In a coda to the story of his encounter with Feynman, Wouk wrote that he didn’t get around to even trying to learn calculus for fourteen years. His big novel ballooned into two big novels—Winds of War and War and Remembrance, each about a thousand pages. Once those were finally done, he tried to teach himself by reading books with titles like Calculus Made Easy—but no luck there. He poked around in a few textbooks, hoping, as he put it, “to come across one that might help a mathematical ignoramus like me, who had spent his college years in the humanities—i.e., literature and philosophy—in an adolescent quest for the meaning of existence, little knowing that calculus, which I had heard of as a difficult bore leading nowhere, was the language God talks.” After the textbooks proved impenetrable, he hired an Israeli math tutor, hoping to pick up a little calculus and improve his spoken Hebrew on the side, but both hopes ran aground. Finally, in desperation, he audited a high-school calculus class, but he fell too far behind and had to give up after a couple of months. The kids clapped for him on his way out. He said it was like sympathy applause for a pitiful showbiz act.

I’ve written Infinite Powers in an attempt to make the greatest ideas and stories of calculus accessible to everyone. It shouldn’t be necessary to endure what Herman Wouk did to learn about this landmark in human history. Calculus is one of humankind’s most inspiring collective achievements.

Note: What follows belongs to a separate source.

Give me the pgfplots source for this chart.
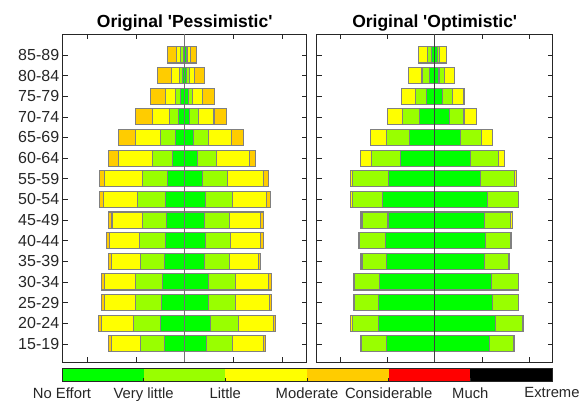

It isn’t necessary to learn how to do calculus to appreciate it, just as it isn’t necessary to learn how to prepare fine cuisine to enjoy eating it. I’m going to try to explain everything we’ll need with the help of pictures, metaphors, and anecdotes. I’ll also walk us through some of the finest equations and proofs ever created, because how could we visit a gallery without seeing its masterpieces? As for Herman Wouk, he is 103 years old as of this writing. I don’t know if he’s learned calculus yet, but if not, this one’s for you, Mr. Wouk.